Just to be clear: maybe CacheControl has its merit here, too, but it definitely does not solve the issue I'm trying to solve here: resources that go offline, and having means to find them if the HTTP URL no longer works.

jonassmedegaard commented 2 years ago

The crate hitbox and This issue tracking its integration with crate actix-web might be relevant.

jonassmedegaard commented 2 years ago

...and other more generic cache handling issues like this one.

My point being that this sounds specific to cache handling - which for http is tied to the rules for caching defined as part of the http protocol.

jonassmedegaard commented 2 years ago

I was mostly thinking about the first usecase: referenced data, where the subject remains constant.
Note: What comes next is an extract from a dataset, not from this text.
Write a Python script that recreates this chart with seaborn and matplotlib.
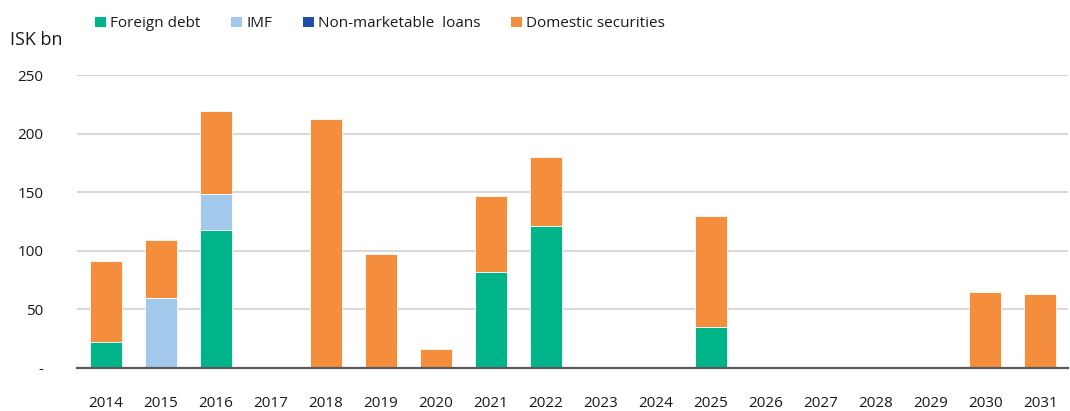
import matplotlib
matplotlib.use("Agg")
import matplotlib.pyplot as plt
from matplotlib.patches import Patch
import numpy as np
import pandas as pd
import seaborn as sns

years = ["2014", "2015", "2016", "2017", "2018", "2019", "2020", "2021", "2022",
         "2023", "2024", "2025", "2026", "2027", "2028", "2029", "2030", "2031"]
foreign_debt = [22.5, 0, 117.5, 0, 0, 0, 0, 82, 121, 0, 0, 35, 0, 0, 0, 0, 0, 0]
imf = [0, 60, 31, 0, 0, 0, 0, 0, 0, 0, 0, 0, 0, 0, 0, 0, 0, 0]
non_marketable_loans = [0] * 18
domestic_securities = [68.5, 49, 71, 0, 212.5, 97.5, 16, 64.5, 59, 0, 0, 94.5, 0, 0, 0, 0, 65, 63.5]

series_names = ["Foreign debt", "IMF", "Non-marketable  loans", "Domestic securities"]
series_values = [foreign_debt, imf, non_marketable_loans, domestic_securities]
colors = ["#00B48A", "#A2C8EB", "#1F4EA8", "#F48D3C"]

sns.set_theme(style="white")
plt.rcParams["font.family"] = ["Open Sans", "DejaVu Sans"]

fig = plt.figure(figsize=(10.7, 4.11), dpi=100)
ax = fig.add_axes([0.072, 0.105, 0.926, 0.712])

# stacked bars: draw cumulative totals from the top series down
df = pd.DataFrame({"year": years})
cum = np.zeros(len(years))
cums = []
for vals in series_values:
    cum = cum + np.array(vals, dtype=float)
    cums.append(cum.copy())
for name, c, col in reversed(list(zip(series_names, cums, colors))):
    df["v"] = c
    sns.barplot(data=df, x="year", y="v", order=years, color=col, width=0.58,
                saturation=1, edgecolor="white", linewidth=0.6, ax=ax, zorder=3)

ax.set_xlim(-0.53, 17.5)
ax.set_ylim(0, 250)
ax.set_yticks([0, 50, 100, 150, 200, 250])
ax.set_yticklabels(["-", "50", "100", "150", "200", "250"])
ax.set_xlabel("")
ax.set_ylabel("")
ax.tick_params(axis="both", length=0, labelsize=11, colors="#1a1a1a")
ax.tick_params(axis="y", pad=24)
ax.tick_params(axis="x", pad=20)
for lab in ax.get_yticklabels():
    lab.set_horizontalalignment("right")
ax.yaxis.grid(True, color="#d9d9d9", linewidth=1.5, zorder=0)
ax.set_axisbelow(True)
for s in ["left", "right", "top"]:
    ax.spines[s].set_visible(False)
ax.spines["bottom"].set_color("#5a5a5a")
ax.spines["bottom"].set_linewidth(1.6)
ax.spines["bottom"].set_zorder(5)

fig.text(0.009, 0.8905, "ISK bn", fontsize=13, color="#1a1a1a", va="baseline")

handles = [Patch(facecolor=c, edgecolor="none") for c in colors]
fig.legend(handles, series_names, loc="center left", bbox_to_anchor=(0.0757, 0.942),
           ncol=4, frameon=False, fontsize=11, handlelength=0.72, handleheight=0.72,
           handletextpad=0.28, columnspacing=2.0, labelcolor="#1a1a1a")

fig.savefig("out.png", dpi=100)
[HTTP CacheControl] definitely does not solve the issue I'm trying to solve here: resources that go offline, and having means to find them if the HTTP URL no longer works.

When a resource disappears from a web, then either you violate CacheControl rules by continuing to serve a cached copy beyond its expiry time claiming that what you serve represents that URI, or you admit that you are service a copy of a resource that at certain point in time had a certain identity.

Might make sense to track mutable data as a separate issue, but I dare say that this is exactly about the second form in my list: read-only copy of a resource

DougAnderson444 commented 1 year ago

FYI Rust-Libp2p (networking stack behind IPFS) supports DHT:

https://github.com/libp2p/rust-libp2p/tree/master/protocols/kad

I've been familiar with both Hypercore (formerly known as Dat Protocol, now called Hole Punch) and IPFS (IPNS, IPLD, Libp2p) since 2018/2019 and they have both evolved at lot since then. The IPFS ecosystem is well funded and well supported seemingly more so than Hypercore/Holepunch so the IPFS adoption and name recognition is more prevalent, plus IPFS seems to have better browser support overall (not every user wants to download something to get started).

The very slow IPNS is due to the DHT, but the IPNS can be sped up by using pubsub and also there is a new initiative called the "Name Name Service" (NNS) which may replace IPNS in the future. Personally I am working on zk Delegated Anonymous Credentials name system which could offer a robust naming solution across mesh nodes.

Personally, after years of research and development in this area I am leaning towards nodes that can be run at home with no domain name (TLS) requirement -- which means WebRTC Data Channels over Rust compiled nodes, with the data being persisted and resolved across those nodes.